In fact, it cost buyers a fair bit more than that. The auction was run by Bonhams at their swish New Bond Street sale rooms. For non-Londoners, this is an area where most goods in the shop windows don't have prices. ("If you need to ask, you can't afford it.") Bonhams make sure they keep up with the Guccis by charging a 20 per cent buyer's premium, meaning those £50,000 books actually cost £60,000.

Still, those who can afford to pay more for one book than I've spent on all the cars I've ever owned probably don't worry too much about the odd 10 grand. And nor did the man who owned all the books in the first place.

Come on down Sir Jocelyn Stevens, the former chairman of English Heritage and one-time rector of the Royal College of Art. Journalists will know him from the days when he was plain old Jocelyn, and managing director of the Evening Standard and Express Newspapers. He also owned the innovative magazine Queen, which he bought for himself as a 25th birthday present. Like you do.

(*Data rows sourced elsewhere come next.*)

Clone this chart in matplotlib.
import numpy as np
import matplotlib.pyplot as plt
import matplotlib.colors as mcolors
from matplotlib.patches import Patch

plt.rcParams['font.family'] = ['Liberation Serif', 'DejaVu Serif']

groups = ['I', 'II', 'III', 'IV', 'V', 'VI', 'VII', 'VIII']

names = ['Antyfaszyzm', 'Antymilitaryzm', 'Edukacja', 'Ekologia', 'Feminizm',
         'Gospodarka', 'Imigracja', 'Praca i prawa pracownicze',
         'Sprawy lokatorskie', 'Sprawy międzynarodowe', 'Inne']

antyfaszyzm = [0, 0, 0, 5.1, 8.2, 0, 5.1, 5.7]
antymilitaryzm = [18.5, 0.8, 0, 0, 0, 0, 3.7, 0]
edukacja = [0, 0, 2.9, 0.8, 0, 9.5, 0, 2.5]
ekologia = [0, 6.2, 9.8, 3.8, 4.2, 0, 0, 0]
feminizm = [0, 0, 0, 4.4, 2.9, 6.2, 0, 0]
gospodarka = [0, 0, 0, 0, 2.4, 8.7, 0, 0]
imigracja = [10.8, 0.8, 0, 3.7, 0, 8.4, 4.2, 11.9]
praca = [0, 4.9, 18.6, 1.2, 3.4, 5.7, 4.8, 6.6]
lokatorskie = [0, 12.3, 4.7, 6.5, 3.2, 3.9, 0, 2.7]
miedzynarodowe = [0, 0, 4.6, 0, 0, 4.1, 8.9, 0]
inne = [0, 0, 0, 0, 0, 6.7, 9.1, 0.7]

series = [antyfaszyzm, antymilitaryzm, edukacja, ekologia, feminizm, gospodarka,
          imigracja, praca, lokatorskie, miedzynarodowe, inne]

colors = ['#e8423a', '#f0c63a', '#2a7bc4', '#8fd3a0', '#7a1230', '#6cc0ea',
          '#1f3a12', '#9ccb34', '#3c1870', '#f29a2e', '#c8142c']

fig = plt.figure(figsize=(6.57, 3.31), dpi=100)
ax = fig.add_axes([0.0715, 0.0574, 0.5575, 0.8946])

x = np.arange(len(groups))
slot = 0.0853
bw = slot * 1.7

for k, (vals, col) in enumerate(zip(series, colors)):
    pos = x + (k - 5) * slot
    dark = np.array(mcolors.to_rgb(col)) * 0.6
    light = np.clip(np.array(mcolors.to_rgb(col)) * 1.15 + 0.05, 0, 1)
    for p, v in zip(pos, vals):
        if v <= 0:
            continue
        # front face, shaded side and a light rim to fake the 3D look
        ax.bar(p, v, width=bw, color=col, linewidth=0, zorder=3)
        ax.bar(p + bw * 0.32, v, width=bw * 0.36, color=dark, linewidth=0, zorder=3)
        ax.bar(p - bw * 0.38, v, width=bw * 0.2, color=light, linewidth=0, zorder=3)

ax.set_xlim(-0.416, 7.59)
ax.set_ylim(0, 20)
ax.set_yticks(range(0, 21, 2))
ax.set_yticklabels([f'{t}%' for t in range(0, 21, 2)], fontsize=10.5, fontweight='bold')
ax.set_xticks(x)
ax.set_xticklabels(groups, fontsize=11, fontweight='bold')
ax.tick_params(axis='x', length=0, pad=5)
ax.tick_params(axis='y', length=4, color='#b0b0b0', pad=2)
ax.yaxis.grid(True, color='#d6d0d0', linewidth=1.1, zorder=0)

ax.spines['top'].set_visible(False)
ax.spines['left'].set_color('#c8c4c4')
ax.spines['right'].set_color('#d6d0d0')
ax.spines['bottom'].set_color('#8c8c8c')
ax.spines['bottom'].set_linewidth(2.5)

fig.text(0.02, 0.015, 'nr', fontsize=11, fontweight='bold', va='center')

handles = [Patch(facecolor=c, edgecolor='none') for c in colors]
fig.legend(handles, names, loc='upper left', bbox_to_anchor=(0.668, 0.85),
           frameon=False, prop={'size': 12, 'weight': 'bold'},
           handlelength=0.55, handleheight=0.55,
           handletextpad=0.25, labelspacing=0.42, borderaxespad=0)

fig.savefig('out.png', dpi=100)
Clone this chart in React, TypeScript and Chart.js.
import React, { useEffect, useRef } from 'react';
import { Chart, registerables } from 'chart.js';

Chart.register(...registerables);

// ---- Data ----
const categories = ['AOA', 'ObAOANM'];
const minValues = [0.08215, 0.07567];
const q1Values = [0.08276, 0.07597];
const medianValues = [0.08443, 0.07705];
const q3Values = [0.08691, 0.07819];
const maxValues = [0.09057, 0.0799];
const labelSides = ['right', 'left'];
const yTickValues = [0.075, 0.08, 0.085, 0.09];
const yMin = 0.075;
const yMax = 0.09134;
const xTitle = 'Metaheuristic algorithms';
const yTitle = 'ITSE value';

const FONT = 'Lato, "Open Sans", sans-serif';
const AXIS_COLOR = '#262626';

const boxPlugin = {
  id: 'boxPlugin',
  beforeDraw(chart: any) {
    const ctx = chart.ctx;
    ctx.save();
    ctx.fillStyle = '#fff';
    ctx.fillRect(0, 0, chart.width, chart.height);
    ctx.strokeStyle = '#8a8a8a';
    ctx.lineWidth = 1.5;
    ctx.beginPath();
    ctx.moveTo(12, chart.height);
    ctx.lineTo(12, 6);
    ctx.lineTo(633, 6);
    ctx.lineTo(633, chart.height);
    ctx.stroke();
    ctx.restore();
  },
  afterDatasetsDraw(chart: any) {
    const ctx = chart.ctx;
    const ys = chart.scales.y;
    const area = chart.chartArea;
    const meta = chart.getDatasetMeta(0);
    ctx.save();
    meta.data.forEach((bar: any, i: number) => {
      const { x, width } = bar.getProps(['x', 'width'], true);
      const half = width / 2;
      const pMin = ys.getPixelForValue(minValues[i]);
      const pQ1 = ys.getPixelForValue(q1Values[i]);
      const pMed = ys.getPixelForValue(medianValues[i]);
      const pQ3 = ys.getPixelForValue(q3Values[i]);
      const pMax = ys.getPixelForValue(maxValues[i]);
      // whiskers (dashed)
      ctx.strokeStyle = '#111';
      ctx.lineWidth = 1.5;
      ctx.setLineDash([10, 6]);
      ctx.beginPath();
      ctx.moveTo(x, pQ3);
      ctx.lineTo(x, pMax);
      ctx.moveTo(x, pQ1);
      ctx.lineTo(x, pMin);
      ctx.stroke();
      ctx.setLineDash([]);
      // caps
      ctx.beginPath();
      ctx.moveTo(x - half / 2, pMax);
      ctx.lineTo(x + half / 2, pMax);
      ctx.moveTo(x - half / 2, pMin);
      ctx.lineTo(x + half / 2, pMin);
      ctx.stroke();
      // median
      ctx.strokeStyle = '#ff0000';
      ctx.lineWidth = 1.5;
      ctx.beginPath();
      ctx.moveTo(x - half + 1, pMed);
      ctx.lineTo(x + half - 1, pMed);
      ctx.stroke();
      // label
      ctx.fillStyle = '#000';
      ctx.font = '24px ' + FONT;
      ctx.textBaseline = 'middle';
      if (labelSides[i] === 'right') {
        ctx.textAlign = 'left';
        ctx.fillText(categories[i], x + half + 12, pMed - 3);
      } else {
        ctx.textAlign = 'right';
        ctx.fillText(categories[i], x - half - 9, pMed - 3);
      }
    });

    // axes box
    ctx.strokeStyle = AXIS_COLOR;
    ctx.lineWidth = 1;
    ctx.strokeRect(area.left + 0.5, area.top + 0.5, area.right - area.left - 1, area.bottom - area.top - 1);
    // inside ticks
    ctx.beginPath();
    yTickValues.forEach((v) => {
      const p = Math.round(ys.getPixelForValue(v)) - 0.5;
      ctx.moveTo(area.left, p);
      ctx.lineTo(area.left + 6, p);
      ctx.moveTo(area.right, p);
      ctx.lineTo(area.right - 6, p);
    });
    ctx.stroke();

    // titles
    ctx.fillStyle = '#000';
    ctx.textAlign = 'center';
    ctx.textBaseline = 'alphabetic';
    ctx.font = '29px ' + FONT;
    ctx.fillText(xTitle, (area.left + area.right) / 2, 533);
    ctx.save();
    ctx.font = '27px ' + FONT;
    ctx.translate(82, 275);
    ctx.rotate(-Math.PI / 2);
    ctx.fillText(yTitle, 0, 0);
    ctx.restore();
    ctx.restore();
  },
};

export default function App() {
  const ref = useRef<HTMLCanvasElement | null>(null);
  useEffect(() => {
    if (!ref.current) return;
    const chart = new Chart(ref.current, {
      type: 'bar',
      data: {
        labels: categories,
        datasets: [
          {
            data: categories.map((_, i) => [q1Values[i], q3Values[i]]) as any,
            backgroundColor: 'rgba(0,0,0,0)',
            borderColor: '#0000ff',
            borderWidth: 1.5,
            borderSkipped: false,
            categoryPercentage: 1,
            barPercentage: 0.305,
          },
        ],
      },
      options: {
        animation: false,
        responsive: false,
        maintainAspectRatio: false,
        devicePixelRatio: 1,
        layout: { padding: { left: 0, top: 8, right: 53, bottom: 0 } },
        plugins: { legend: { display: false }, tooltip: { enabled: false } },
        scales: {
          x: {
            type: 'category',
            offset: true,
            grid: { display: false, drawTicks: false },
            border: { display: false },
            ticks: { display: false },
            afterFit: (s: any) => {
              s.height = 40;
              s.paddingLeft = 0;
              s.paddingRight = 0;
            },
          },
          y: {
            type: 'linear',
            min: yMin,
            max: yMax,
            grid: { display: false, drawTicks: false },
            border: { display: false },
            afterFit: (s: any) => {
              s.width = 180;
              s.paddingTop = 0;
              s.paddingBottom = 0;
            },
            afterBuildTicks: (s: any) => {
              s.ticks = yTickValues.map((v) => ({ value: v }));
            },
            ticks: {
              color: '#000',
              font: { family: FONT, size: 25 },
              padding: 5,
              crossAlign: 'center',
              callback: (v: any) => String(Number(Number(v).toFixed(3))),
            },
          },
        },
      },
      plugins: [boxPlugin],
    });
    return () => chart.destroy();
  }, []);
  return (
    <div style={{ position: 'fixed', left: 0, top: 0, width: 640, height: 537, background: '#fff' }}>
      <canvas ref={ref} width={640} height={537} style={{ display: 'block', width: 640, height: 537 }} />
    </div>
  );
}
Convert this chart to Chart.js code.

In his newspaper days, he boasted a ferocious reputation (Private Eye nicknamed him Piranha Teeth), but the monster had a redeeming side: he went fishing. He acquired this interest during his childhood in Scotland, and more recently from living in Hampshire's Test Valley.

Living alongside one of the world's most beautiful rivers inspired him to start a book collection. But he didn't pop along to the local Waterstone's. He collected only rarities. I'd like to say that he scoured antiquarian bookshops worldwide on his quest. But he didn't. A specialist bookseller did the legwork. I guess when you're trying to protect Stonehenge, trolling the shelves of Biddie's Old Books is probably one luxury you can't afford. Anyway, buying secretly, he compiled a library beyond the dreams of avarice.

It included a first edition of Izaak Walton's The Compleat Angler, a book that has gone into more editions than any other work except The Bible and the works of Shakespeare. Sale price: £50,000. He owned a copy of George Scotcher's The Fly Fisher's Legacy, a circa 1819 book so rare that the British Museum do not own a copy. It sold for £46,000. Then there was fishing's oldest book, Halieutica, from 1478 (£18,00); the first French and German books on fishing (£14,000 and £9,000).

The library wasn't just fishing. He owned Ichthyologie by Markus-Elizier Bloch, a stunning 12-volume, 16th-century work with the pictures enhanced with silver to make them reflect the sheen of fish scales (£36,000) and even a 16th-century treatise on turtles (£16,000). The whole library went for £722,000.

But why stop? Sir J said he bought his last book in 2002, "and there wasn't a lot to hunt down". Huh! It was noticeable that, for all his fine books, he never had a copy of Keith Elliott's Catch More Shark.